The technologies included value addition, food preservation, rainwater harvesting, irrigation, fodder production and conservation, feed formulation, all-year-round vegetable production, labour-saving technologies, soil sustainability, environment protection, and enterprise diversification.

Involved farmers
The rationale behind researchers working with farmers was to demystify research and research findings which most farmers may regard as unrelated to their daily farming activities.

Peter Daki of the Akamira Eyiye Farmers Group in Kitenga Village, Mukungwe Sub-county, Masaka District, where a forage scientist, Dr Jolly Kabirizi, spent several months, said, “We have also been involved in the demonstration activities and we know what works well and what does not.”

In their gardens, for example, they have vegetable plots on which manure from livestock like poultry litter and cow dung was applied, and irrigation used during the dry season. The farmers were all able to point at the vegetable garden that had the best looking crop.

They knew what had been done, how it had been done and what worked best, what manure was most efficient and how much water was applied for irrigation to come up with the most successful results.

Share experiences
The farmers learned to make hay and silage (forage conservation), which they fed to the cows and noticed that they could sufficiently use the preserved fodder to feed their cattle during the dry season. They planted drought-resistant and nutrient-rich fodder grasses such as Lablab, Bracharia, and Calliandra and noticed increased milk production (estimated to be 20 per cent).

They even learnt that fodder has to be attended to, nurtured, and protected from disease just like food crops. They were introduced to low-cost rainwater harvesting technologies such as rooftop and surface runoff water collection in ponds lined with tarpaulin. With the use of a locally manufactured treadle pump and plastic tubes, the farmers are able to pump water to their gardens and their animals.

They discovered they could use drip irrigation to produce vegetables throughout the year. They were introduced to simple solar-drying technologies to preserve pineapples, sweet bananas, and other fruits as well as vegetables.

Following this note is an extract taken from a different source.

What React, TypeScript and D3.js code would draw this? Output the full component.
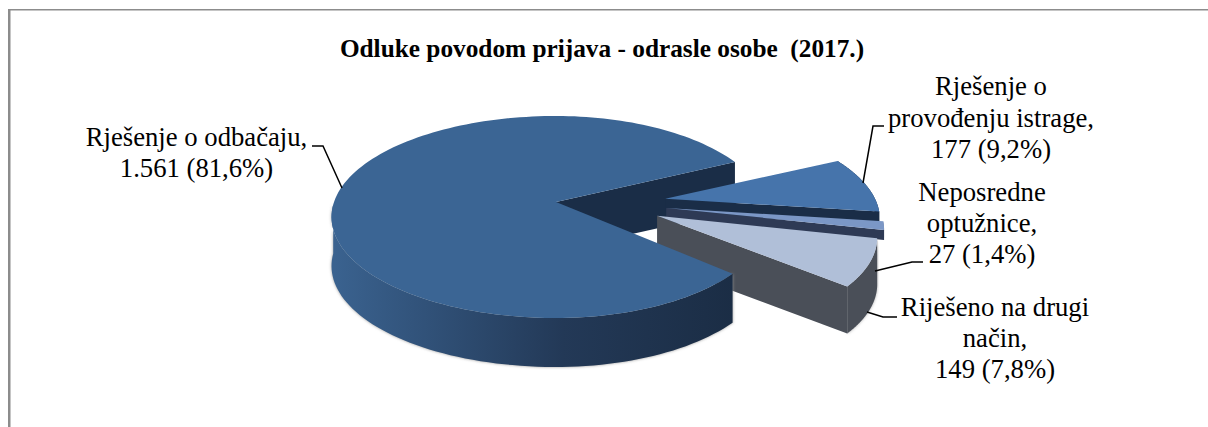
import React from "react";
import * as d3 from "d3";

const categories = ["Rješenje o provođenju istrage", "Neposredne optužnice", "Riješeno na drugi način", "Rješenje o odbačaju"];
const values = [177, 27, 149, 1561];
const exploded = [true, true, true, false];
const topColors = ["#4674ab", "#7b97c6", "#b0bfd8", "#3b6594"];
const cutColors = ["#1a2d47", "#2e3a55", "#4a4f58", "#1a2d47"];
const visibleDepth = [14, 10, 47, 49];
const titleText = "Odluke povodom prijava - odrasle osobe  (2017.)";

const FONT = "'Liberation Serif', 'Times New Roman', serif";
const CX = 556, CY = 202, R = 222, RY = 98.8, K = 0.1485;
const START = (-25.5 * Math.PI) / 180;

type P = [number, number];
const project = (u: number, v: number, drop = 0): P => {
  const s = 1 / (1 - K * v);
  return [CX + R * u * s, CY + RY * v * s + drop];
};

const slices = d3.pie<number>().sort(null).value((d) => d).startAngle(START).endAngle(START + 2 * Math.PI)(values);

const line = d3.line<P>();
const close = (pts: P[]) => line(pts) + "Z";

function geometry(i: number) {
  const a0 = slices[i].startAngle, a1 = slices[i].endAngle;
  const mid = (a0 + a1) / 2;
  const ou = exploded[i] ? 0.5 * Math.cos(mid) : 0;
  const ov = exploded[i] ? 0.28 * Math.sin(mid) + 0.01 : 0;
  const rr = exploded[i] ? 0.95 : 1;
  const depth = visibleDepth[i];
  const angles = d3.range(0, 161).map((t) => a0 + ((a1 - a0) * t) / 160);
  const rimPt = (a: number, drop: number) => {
    const c = Math.cos(a);
    const squeeze = !exploded[i] && c > 0 ? 0.95 : 1;
    return project(ou + rr * squeeze * c, ov + rr * Math.sin(a), drop);
  };
  const apex = (drop: number) => project(ou, ov, drop);
  const top = close([apex(0), ...angles.map((a) => rimPt(a, 0))]);
  const wall = (from: number, to: number) => {
    const seg = angles.filter((a) => a >= from && a <= to);
    return close([...seg.map((a) => rimPt(a, 0)), ...seg.map((a) => rimPt(a, depth)).reverse()]);
  };
  const face = (a: number) => close([apex(0), rimPt(a, 0), rimPt(a, depth), apex(depth)]);
  return { a0, a1, top, wall, face };
}

// leader lines and label anchors (layout only)
const leaders: [number, number][][] = [
  [[863, 183], [873, 126], [884, 126]],
  [[875, 271], [912, 262], [923, 262]],
  [[867, 312], [883, 317], [897, 317]],
  [[342, 188], [323, 146], [312, 146]],
];
const labels: { x: number; ys: number[]; lines: string[] }[] = [
  { x: 991, ys: [95, 126.5, 158], lines: ["Rješenje o", "provođenju istrage,", "177 (9,2%)"] },
  { x: 982, ys: [201, 232, 263], lines: ["Neposredne", "optužnice,", "27 (1,4%)"] },
  { x: 995, ys: [316, 347, 378], lines: ["Riješeno na drugi", "način,", "149 (7,8%)"] },
  { x: 196.5, ys: [146, 177], lines: ["Rješenje o odbačaju,", "1.561 (81,6%)"] },
];

export default function App() {
  const [blue, nep, pale, main] = [0, 1, 2, 3].map(geometry);
  return (
    <svg width={1208} height={427} style={{ position: "absolute", left: 0, top: 0, background: "#fff" }}>
      <defs>
        <linearGradient id="mainWall" gradientUnits="userSpaceOnUse" x1={335} x2={790} y1={0} y2={0}>
          <stop offset="0" stopColor="#3a628f" />
          <stop offset="0.5" stopColor="#233957" />
          <stop offset="1" stopColor="#18293f" />
        </linearGradient>
        <filter id="soft" x="-5%" y="-5%" width="110%" height="110%">
          <feGaussianBlur stdDeviation="1.4" />
        </filter>
      </defs>
      <line x1={9.25} x2={9.25} y1={9} y2={427} stroke="#8c8c8c" strokeWidth={2.5} />
      <line x1={8} x2={1208} y1={9.75} y2={9.75} stroke="#8c8c8c" strokeWidth={1.5} />
      <text x={602} y={57} textAnchor="middle" fontFamily={FONT} fontWeight="bold" fontSize={25.3} style={{ whiteSpace: "pre" }}>
        {titleText}
      </text>

      {/* back cut of the large slice */}
      <path d={main.face(main.a1)} fill={cutColors[3]} />

      {/* exploded slices, top to bottom */}
      {[blue, nep, pale].map((g, i) => (
        <g key={categories[i]}>
          {i === 2 && <path d={g.wall(g.a0, g.a1)} fill="#aaa" filter="url(#soft)" />}
          <path d={g.wall(g.a0, g.a1)} fill={cutColors[i]} />
          <path d={g.face(g.a1)} fill={cutColors[i]} />
          <path d={g.top} fill={topColors[i]} />
        </g>
      ))}

      {/* large slice: only the front of its rim shows */}
      <path d={main.wall(main.a0, Math.PI)} fill="#999" filter="url(#soft)" />
      <path d={main.wall(main.a0, Math.PI)} fill="url(#mainWall)" />
      <path d={main.top} fill={topColors[3]} />

      {leaders.map((pts, i) => (
        <path key={i} d={line(pts) as string} fill="none" stroke="#000" strokeWidth={1.5} />
      ))}
      {labels.map((l, i) => (
        <text key={i} fontFamily={FONT} fontSize={26.7} textAnchor="middle" fill="#000">
          {l.lines.map((t, j) => (
            <tspan key={j} x={l.x} y={l.ys[j]}>
              {t}
            </tspan>
          ))}
        </text>
      ))}
    </svg>
  );
}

The Masaka and Kalungu trip was also an opportunity for the scientists to share the farmers’ successes and challenges. Josephine Kizza, the Executive Director, St Jude Family Projects, was asked by the researchers how she managed to retain many of her employees. She answered: “If you want to succeed in any business, please respect and listen to your staff and motivate those who excel.”

Take up faster
They also got information on integrating family members into a farming business from Peter Lubyayi, a livestock farmer at Nyendo-Kasana in Mukungwe Sub-county. He told them about some challenges, for instance, noticing that a cow is on heat and calling a veterinary officer to do artificial insemination and he delays or even fails to turn up at all. “He might delay over such excuses as being present at his son’s baptismal function but because he needs the money, anyway, he may come very late on the same day or the following morning when perhaps the cow’s time to conceive has passed or when the semen is already dead and useless.”

When the farmers are involved, they take up the technology faster and spread it to other farmers than when agricultural extension personnel come and tell them how to apply it.

Farmers learn more from one another through seeing a successful innovation. Their practical involvement in the trials and demonstrations is now viewed as perhaps the best approach to enable uptake of research results and new technologies.